## [Task brief]
Repeat the material below word for word and leave out all pictures.

## [Data extract]
>>

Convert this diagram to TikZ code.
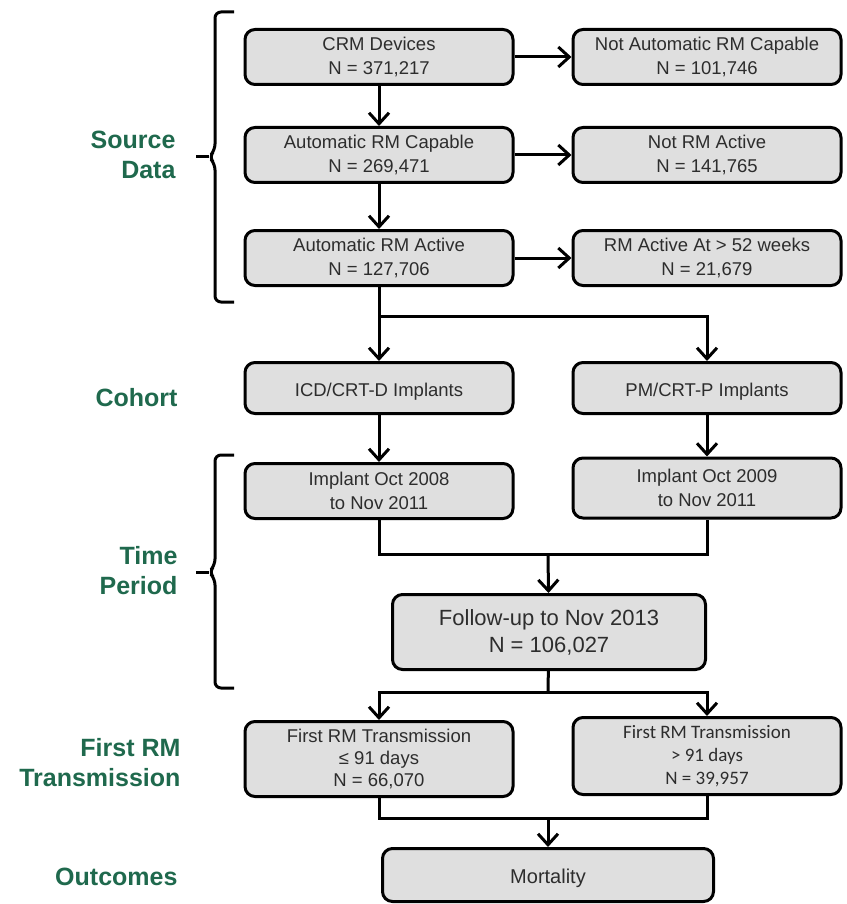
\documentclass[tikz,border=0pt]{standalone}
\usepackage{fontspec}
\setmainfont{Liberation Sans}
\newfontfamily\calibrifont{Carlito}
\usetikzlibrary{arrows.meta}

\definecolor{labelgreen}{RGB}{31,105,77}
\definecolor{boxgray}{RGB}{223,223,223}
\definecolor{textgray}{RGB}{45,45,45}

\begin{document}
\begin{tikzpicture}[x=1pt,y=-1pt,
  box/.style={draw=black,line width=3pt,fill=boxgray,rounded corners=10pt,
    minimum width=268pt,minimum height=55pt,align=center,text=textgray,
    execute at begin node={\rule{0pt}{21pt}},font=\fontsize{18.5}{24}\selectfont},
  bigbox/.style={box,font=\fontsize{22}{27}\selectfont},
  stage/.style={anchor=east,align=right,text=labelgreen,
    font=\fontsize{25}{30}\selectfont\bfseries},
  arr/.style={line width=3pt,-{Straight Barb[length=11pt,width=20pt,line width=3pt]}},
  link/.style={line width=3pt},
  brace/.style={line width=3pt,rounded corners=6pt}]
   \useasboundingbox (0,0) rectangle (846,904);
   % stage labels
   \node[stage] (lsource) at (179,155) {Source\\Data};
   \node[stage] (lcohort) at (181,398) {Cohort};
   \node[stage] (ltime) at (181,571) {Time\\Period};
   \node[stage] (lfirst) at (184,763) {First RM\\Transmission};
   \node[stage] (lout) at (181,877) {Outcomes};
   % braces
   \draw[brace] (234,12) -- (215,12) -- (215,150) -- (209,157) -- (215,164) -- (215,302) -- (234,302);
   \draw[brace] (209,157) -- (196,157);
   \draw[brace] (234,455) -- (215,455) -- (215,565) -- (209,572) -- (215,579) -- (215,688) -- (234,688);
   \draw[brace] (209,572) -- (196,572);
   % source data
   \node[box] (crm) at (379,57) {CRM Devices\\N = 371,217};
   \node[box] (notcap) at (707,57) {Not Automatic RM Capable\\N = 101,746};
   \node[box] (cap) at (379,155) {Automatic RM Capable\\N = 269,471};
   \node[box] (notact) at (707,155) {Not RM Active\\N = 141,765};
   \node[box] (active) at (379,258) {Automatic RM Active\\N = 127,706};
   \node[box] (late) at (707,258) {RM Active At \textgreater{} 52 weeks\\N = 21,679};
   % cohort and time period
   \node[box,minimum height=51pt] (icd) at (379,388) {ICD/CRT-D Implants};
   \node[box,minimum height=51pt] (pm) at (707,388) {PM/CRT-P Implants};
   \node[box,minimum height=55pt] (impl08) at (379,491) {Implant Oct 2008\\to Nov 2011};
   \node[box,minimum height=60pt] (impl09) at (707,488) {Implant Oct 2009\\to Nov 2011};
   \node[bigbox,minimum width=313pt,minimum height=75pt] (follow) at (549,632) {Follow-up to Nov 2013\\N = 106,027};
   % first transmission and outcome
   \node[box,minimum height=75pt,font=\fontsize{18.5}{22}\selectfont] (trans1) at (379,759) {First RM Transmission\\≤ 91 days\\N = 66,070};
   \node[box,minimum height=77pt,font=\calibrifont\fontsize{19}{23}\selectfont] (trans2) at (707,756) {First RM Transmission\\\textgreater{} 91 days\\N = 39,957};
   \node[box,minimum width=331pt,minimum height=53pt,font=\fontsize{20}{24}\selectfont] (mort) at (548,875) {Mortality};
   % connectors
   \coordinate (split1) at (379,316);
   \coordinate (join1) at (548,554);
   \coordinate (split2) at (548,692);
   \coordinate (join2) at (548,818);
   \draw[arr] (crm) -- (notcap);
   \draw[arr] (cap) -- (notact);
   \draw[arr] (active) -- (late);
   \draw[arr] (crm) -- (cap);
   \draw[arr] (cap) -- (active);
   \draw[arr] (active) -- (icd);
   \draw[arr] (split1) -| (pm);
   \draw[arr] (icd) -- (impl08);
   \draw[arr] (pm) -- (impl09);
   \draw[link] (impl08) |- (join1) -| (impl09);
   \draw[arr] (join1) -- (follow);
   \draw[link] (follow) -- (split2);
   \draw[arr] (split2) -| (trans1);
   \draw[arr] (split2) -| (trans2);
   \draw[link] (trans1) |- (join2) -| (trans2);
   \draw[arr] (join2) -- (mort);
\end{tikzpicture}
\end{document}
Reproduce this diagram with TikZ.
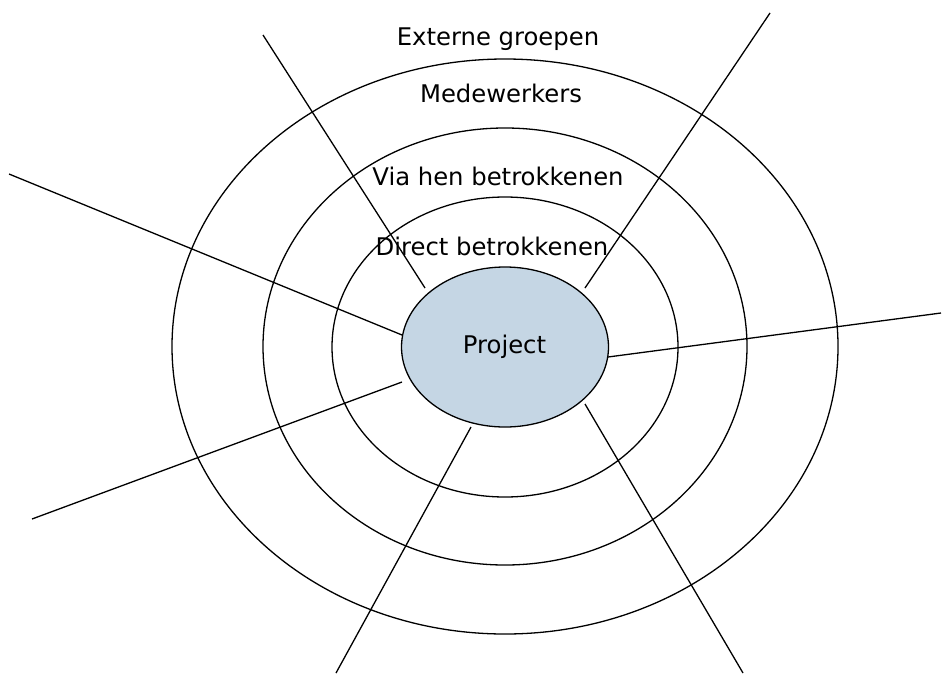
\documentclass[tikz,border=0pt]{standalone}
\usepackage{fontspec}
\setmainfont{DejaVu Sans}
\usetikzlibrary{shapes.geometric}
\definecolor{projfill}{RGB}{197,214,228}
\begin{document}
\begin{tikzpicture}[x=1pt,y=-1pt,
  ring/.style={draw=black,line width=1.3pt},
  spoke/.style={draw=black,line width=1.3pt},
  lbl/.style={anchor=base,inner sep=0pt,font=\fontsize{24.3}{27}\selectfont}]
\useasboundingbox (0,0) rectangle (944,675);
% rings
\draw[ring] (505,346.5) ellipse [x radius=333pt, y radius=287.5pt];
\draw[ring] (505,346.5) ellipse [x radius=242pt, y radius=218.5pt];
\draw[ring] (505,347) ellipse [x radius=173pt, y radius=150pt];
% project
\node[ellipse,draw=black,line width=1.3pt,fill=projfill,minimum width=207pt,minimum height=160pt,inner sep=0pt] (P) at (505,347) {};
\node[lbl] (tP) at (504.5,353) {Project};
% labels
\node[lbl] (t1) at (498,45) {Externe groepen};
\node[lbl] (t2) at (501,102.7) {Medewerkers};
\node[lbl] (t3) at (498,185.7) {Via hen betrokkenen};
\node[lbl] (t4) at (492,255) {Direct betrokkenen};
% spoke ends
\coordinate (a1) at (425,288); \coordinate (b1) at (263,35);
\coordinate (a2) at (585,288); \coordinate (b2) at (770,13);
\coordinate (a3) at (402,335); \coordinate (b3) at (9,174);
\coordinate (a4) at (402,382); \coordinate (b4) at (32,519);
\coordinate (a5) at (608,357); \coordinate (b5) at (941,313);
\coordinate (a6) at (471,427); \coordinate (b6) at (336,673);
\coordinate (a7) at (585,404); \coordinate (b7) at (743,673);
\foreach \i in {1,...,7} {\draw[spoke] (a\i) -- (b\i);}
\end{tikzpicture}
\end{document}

<<

## [Task response]
Convert this diagram to TikZ code.
\documentclass[tikz,border=0pt]{standalone}
\usepackage{fontspec}
\setmainfont{Liberation Sans}
\newfontfamily\calibrifont{Carlito}
\usetikzlibrary{arrows.meta}

\definecolor{labelgreen}{RGB}{31,105,77}
\definecolor{boxgray}{RGB}{223,223,223}
\definecolor{textgray}{RGB}{45,45,45}

\begin{document}
\begin{tikzpicture}[x=1pt,y=-1pt,
  box/.style={draw=black,line width=3pt,fill=boxgray,rounded corners=10pt,
    minimum width=268pt,minimum height=55pt,align=center,text=textgray,
    execute at begin node={\rule{0pt}{21pt}},font=\fontsize{18.5}{24}\selectfont},
  bigbox/.style={box,font=\fontsize{22}{27}\selectfont},
  stage/.style={anchor=east,align=right,text=labelgreen,
    font=\fontsize{25}{30}\selectfont\bfseries},
  arr/.style={line width=3pt,-{Straight Barb[length=11pt,width=20pt,line width=3pt]}},
  link/.style={line width=3pt},
  brace/.style={line width=3pt,rounded corners=6pt}]
   \useasboundingbox (0,0) rectangle (846,904);
   % stage labels
   \node[stage] (lsource) at (179,155) {Source\\Data};
   \node[stage] (lcohort) at (181,398) {Cohort};
   \node[stage] (ltime) at (181,571) {Time\\Period};
   \node[stage] (lfirst) at (184,763) {First RM\\Transmission};
   \node[stage] (lout) at (181,877) {Outcomes};
   % braces
   \draw[brace] (234,12) -- (215,12) -- (215,150) -- (209,157) -- (215,164) -- (215,302) -- (234,302);
   \draw[brace] (209,157) -- (196,157);
   \draw[brace] (234,455) -- (215,455) -- (215,565) -- (209,572) -- (215,579) -- (215,688) -- (234,688);
   \draw[brace] (209,572) -- (196,572);
   % source data
   \node[box] (crm) at (379,57) {CRM Devices\\N = 371,217};
   \node[box] (notcap) at (707,57) {Not Automatic RM Capable\\N = 101,746};
   \node[box] (cap) at (379,155) {Automatic RM Capable\\N = 269,471};
   \node[box] (notact) at (707,155) {Not RM Active\\N = 141,765};
   \node[box] (active) at (379,258) {Automatic RM Active\\N = 127,706};
   \node[box] (late) at (707,258) {RM Active At \textgreater{} 52 weeks\\N = 21,679};
   % cohort and time period
   \node[box,minimum height=51pt] (icd) at (379,388) {ICD/CRT-D Implants};
   \node[box,minimum height=51pt] (pm) at (707,388) {PM/CRT-P Implants};
   \node[box,minimum height=55pt] (impl08) at (379,491) {Implant Oct 2008\\to Nov 2011};
   \node[box,minimum height=60pt] (impl09) at (707,488) {Implant Oct 2009\\to Nov 2011};
   \node[bigbox,minimum width=313pt,minimum height=75pt] (follow) at (549,632) {Follow-up to Nov 2013\\N = 106,027};
   % first transmission and outcome
   \node[box,minimum height=75pt,font=\fontsize{18.5}{22}\selectfont] (trans1) at (379,759) {First RM Transmission\\≤ 91 days\\N = 66,070};
   \node[box,minimum height=77pt,font=\calibrifont\fontsize{19}{23}\selectfont] (trans2) at (707,756) {First RM Transmission\\\textgreater{} 91 days\\N = 39,957};
   \node[box,minimum width=331pt,minimum height=53pt,font=\fontsize{20}{24}\selectfont] (mort) at (548,875) {Mortality};
   % connectors
   \coordinate (split1) at (379,316);
   \coordinate (join1) at (548,554);
   \coordinate (split2) at (548,692);
   \coordinate (join2) at (548,818);
   \draw[arr] (crm) -- (notcap);
   \draw[arr] (cap) -- (notact);
   \draw[arr] (active) -- (late);
   \draw[arr] (crm) -- (cap);
   \draw[arr] (cap) -- (active);
   \draw[arr] (active) -- (icd);
   \draw[arr] (split1) -| (pm);
   \draw[arr] (icd) -- (impl08);
   \draw[arr] (pm) -- (impl09);
   \draw[link] (impl08) |- (join1) -| (impl09);
   \draw[arr] (join1) -- (follow);
   \draw[link] (follow) -- (split2);
   \draw[arr] (split2) -| (trans1);
   \draw[arr] (split2) -| (trans2);
   \draw[link] (trans1) |- (join2) -| (trans2);
   \draw[arr] (join2) -- (mort);
\end{tikzpicture}
\end{document}
Reproduce this diagram with TikZ.
\documentclass[tikz,border=0pt]{standalone}
\usepackage{fontspec}
\setmainfont{DejaVu Sans}
\usetikzlibrary{shapes.geometric}
\definecolor{projfill}{RGB}{197,214,228}
\begin{document}
\begin{tikzpicture}[x=1pt,y=-1pt,
  ring/.style={draw=black,line width=1.3pt},
  spoke/.style={draw=black,line width=1.3pt},
  lbl/.style={anchor=base,inner sep=0pt,font=\fontsize{24.3}{27}\selectfont}]
\useasboundingbox (0,0) rectangle (944,675);
% rings
\draw[ring] (505,346.5) ellipse [x radius=333pt, y radius=287.5pt];
\draw[ring] (505,346.5) ellipse [x radius=242pt, y radius=218.5pt];
\draw[ring] (505,347) ellipse [x radius=173pt, y radius=150pt];
% project
\node[ellipse,draw=black,line width=1.3pt,fill=projfill,minimum width=207pt,minimum height=160pt,inner sep=0pt] (P) at (505,347) {};
\node[lbl] (tP) at (504.5,353) {Project};
% labels
\node[lbl] (t1) at (498,45) {Externe groepen};
\node[lbl] (t2) at (501,102.7) {Medewerkers};
\node[lbl] (t3) at (498,185.7) {Via hen betrokkenen};
\node[lbl] (t4) at (492,255) {Direct betrokkenen};
% spoke ends
\coordinate (a1) at (425,288); \coordinate (b1) at (263,35);
\coordinate (a2) at (585,288); \coordinate (b2) at (770,13);
\coordinate (a3) at (402,335); \coordinate (b3) at (9,174);
\coordinate (a4) at (402,382); \coordinate (b4) at (32,519);
\coordinate (a5) at (608,357); \coordinate (b5) at (941,313);
\coordinate (a6) at (471,427); \coordinate (b6) at (336,673);
\coordinate (a7) at (585,404); \coordinate (b7) at (743,673);
\foreach \i in {1,...,7} {\draw[spoke] (a\i) -- (b\i);}
\end{tikzpicture}
\end{document}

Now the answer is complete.